-- START --
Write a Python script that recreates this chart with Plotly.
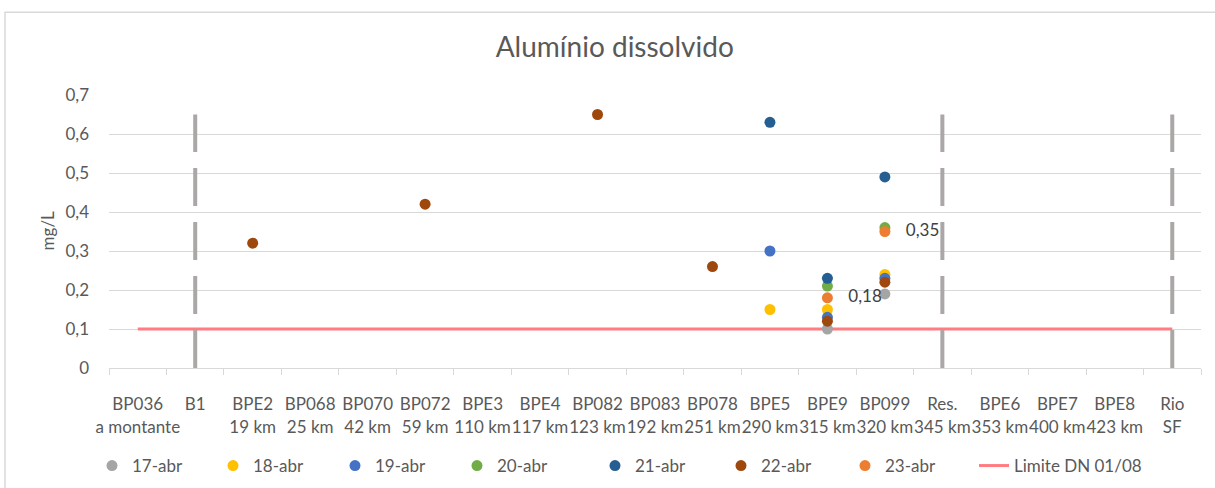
import plotly.graph_objects as go

# ---- data ----
categories = ["BP036<br>a montante", "B1<br> ", "BPE2<br>19 km", "BP068<br>25 km", "BP070<br>42 km",
              "BP072<br>59 km", "BPE3<br>110 km", "BPE4<br>117 km", "BP082<br>123 km", "BP083<br>192 km",
              "BP078<br>251 km", "BPE5<br>290 km", "BPE9<br>315 km", "BP099<br>320 km", "Res.<br>345 km",
              "BPE6<br>353 km", "BPE7<br>400 km", "BPE8<br>423 km", "Rio<br>SF"]
N = None
s17 = [N, N, N, N, N, N, N, N, N, N, N, N, 0.10, 0.19, N, N, N, N, N]
s18 = [N, N, N, N, N, N, N, N, N, N, N, 0.15, 0.15, 0.24, N, N, N, N, N]
s19 = [N, N, N, N, N, N, N, N, N, N, N, 0.30, 0.13, 0.23, N, N, N, N, N]
s20 = [N, N, N, N, N, N, N, N, N, N, N, N, 0.21, 0.36, N, N, N, N, N]
s21 = [N, N, N, N, N, N, N, N, N, N, N, 0.63, 0.23, 0.49, N, N, N, N, N]
s22 = [N, N, 0.32, N, N, 0.42, N, N, 0.65, N, 0.26, N, 0.12, 0.22, N, N, N, N, N]
s23 = [N, N, N, N, N, N, N, N, N, N, N, N, 0.18, 0.35, N, N, N, N, N]
series_names = ["17-abr", "18-abr", "19-abr", "20-abr", "21-abr", "22-abr", "23-abr"]
series_values = [s17, s18, s19, s20, s21, s22, s23]
series_colors = ["#A5A5A5", "#FFC000", "#4472C4", "#70AD47", "#255E91", "#9E480E", "#ED7D31"]
limit_value = 0.1
limit_name = "Limite DN 01/08"
divider_categories = ["B1<br> ", "Res.<br>345 km", "Rio<br>SF"]
divider_top = 0.65
y_ticks = [0, 0.1, 0.2, 0.3, 0.4, 0.5, 0.6, 0.7]
y_ticktext = ["0", "0,1", "0,2", "0,3", "0,4", "0,5", "0,6", "0,7"]

FONT = "Lato"
TXT = "#595959"

# legend entry left edges (pixels) for each series, then the limit line
legend_px = [92, 213, 335, 457, 595, 721, 845, 974]
LEGEND_Y = 1 - 466 / 488

fig = go.Figure()

# limit line (first category to last)
fig.add_trace(go.Scatter(
    x=categories, y=[limit_value] * len(categories), mode="lines", name=limit_name,
    line=dict(color="#FF7C80", width=3), legend="legend8", hoverinfo="skip"))

# dashed dividers
for c in divider_categories:
    fig.add_trace(go.Scatter(
        x=[c, c], y=[0, divider_top], mode="lines", showlegend=False, hoverinfo="skip",
        line=dict(color="#ABA7A7", width=4, dash="38px,16px")))

for i, (nm, vals, col) in enumerate(zip(series_names, series_values, series_colors)):
    if nm == "23-abr":
        kw = dict(mode="markers+text",
                  text=["\u00a0\u00a0\u00a0" + f"{v:.2f}".replace(".", ",") if v is not None else "" for v in vals],
                  textposition="middle right",
                  textfont=dict(family=FONT, size=17, color="#404040"))
    else:
        kw = dict(mode="markers")
    fig.add_trace(go.Scatter(
        x=categories, y=vals, name=nm, legend="legend" if i == 0 else f"legend{i + 1}",
        marker=dict(color=col, size=11, line=dict(width=0)), **kw))

legends = {}
for i, px in enumerate(legend_px):
    key = "legend" if i == 0 else f"legend{i + 1}"
    legends[key] = dict(orientation="h", xref="container", yref="container", x=px / 1215,
                        xanchor="left", y=LEGEND_Y, yanchor="middle",
                        font=dict(family=FONT, size=17, color=TXT))

fig.update_layout(
    width=1215, height=488,
    margin=dict(l=109, r=14, t=95, b=120),
    paper_bgcolor="white", plot_bgcolor="white",
    font=dict(family=FONT, size=17, color=TXT),
    title=dict(text="Alumínio dissolvido", x=0.506, xanchor="center", y=1 - 47 / 488,
               yanchor="middle", font=dict(family=FONT, size=28, color=TXT)),
    showlegend=True,
    **legends,
    xaxis=dict(type="category", categoryorder="array", categoryarray=categories,
               tickangle=0, showgrid=False, showline=True, linecolor="#D9D9D9", linewidth=1,
               ticks="outside", ticklen=6, tickcolor="#D9D9D9", tickson="boundaries",
               tickfont=dict(family=FONT, size=17, color=TXT), ticklabelstandoff=21,
               range=[-0.5, len(categories) - 0.5], fixedrange=True),
    yaxis=dict(range=[0, 0.7], tickvals=y_ticks, ticktext=y_ticktext, showgrid=True,
               gridcolor="#D9D9D9", gridwidth=1, zeroline=False, showline=False,
               tickfont=dict(family=FONT, size=17, color=TXT), ticklabelstandoff=19),
    annotations=[dict(text="mg/L", xref="paper", yref="paper", x=(47 - 109) / 1092, y=0.504,
                      textangle=-90, showarrow=False, xanchor="center", yanchor="middle",
                      font=dict(family=FONT, size=17, color=TXT))],
    shapes=[dict(type="rect", xref="paper", yref="paper",
                 x0=(5 - 109) / 1092, x1=1.2, y0=-1.0, y1=1 + (94.7 - 12) / 273,
                 line=dict(color="#D9D9D9", width=1.5), fillcolor="rgba(0,0,0,0)", layer="below")],
)

fig.write_html("out.html", config={"displayModeBar": False},
               post_script="document.body.style.margin='0';")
-- END --
**Stated goal**
The lines from the top of the data above through the one holding "import plotly.graph_objects as go" are to be repeated exactly, and only those, with no pictures.

**Reply to the task**
Write a Python script that recreates this chart with Plotly.
import plotly.graph_objects as go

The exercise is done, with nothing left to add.